A summary of an interesting DNN research paper we are reading…
“Multi-Scale Context Aggregation by Dilated Convolutions”
Fisher Yu, Vladlen Koltun
https://arxiv.org/pdf/1511.07122.pdf
This 2016 paper introduced dilated convolutions. We expect it to get wider attention:
Dilated Convolutions summary:
- basically Conv filters with gaps between the filter elements
- adds a level of scale invariance
- broader view of the input, can capture multi-scale contextual information
- one doesn’t need to lose resolution or to analyzing rescaled images
Typically when we talk about strides in convolutions for DNN, it means striding the filter over the input and applying the filter to adjacent input elements. One skips some number of input elements are reapply the filter. In dilated filters consecutive filter elements are applied to non-adjacent input elements.
In dilated convolutions the filter is applied with defined gaps. For example if a 3×3 filter is applied to 2D image, a dilation of k=1 is just a normal convolution when k=2 one skips one pixel per input with the filter values spread out over the input. k=4 means skipping 3 pixels.

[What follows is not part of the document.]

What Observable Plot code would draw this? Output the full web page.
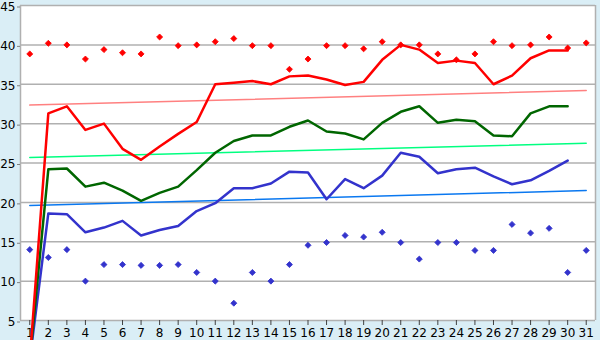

Figure 1 below (from the paper) shows dilated 2D convolution on 2D data.
The caption has confused some people on the web so we offer the following additional explanation: The Red dots show which 3×3 filter elements are applied to which input elements. (a) shows a normal 3×3 filter, the 9 elements of the filters are applied to consecutive elements of the input, (b) shows the same 3×3 filter but notice the same 9 elements are applied to different input points with a gap of 1 between them {dilation k=2}, (c) shows the same 3×3 filter but notice it is applied to different input points with a gap of 3 {dilation k=4}. The blue/green shading shows the receptive field captured with the next layer.
It gets us thinking about creating new ways to add scale and rotational variance to DNNs.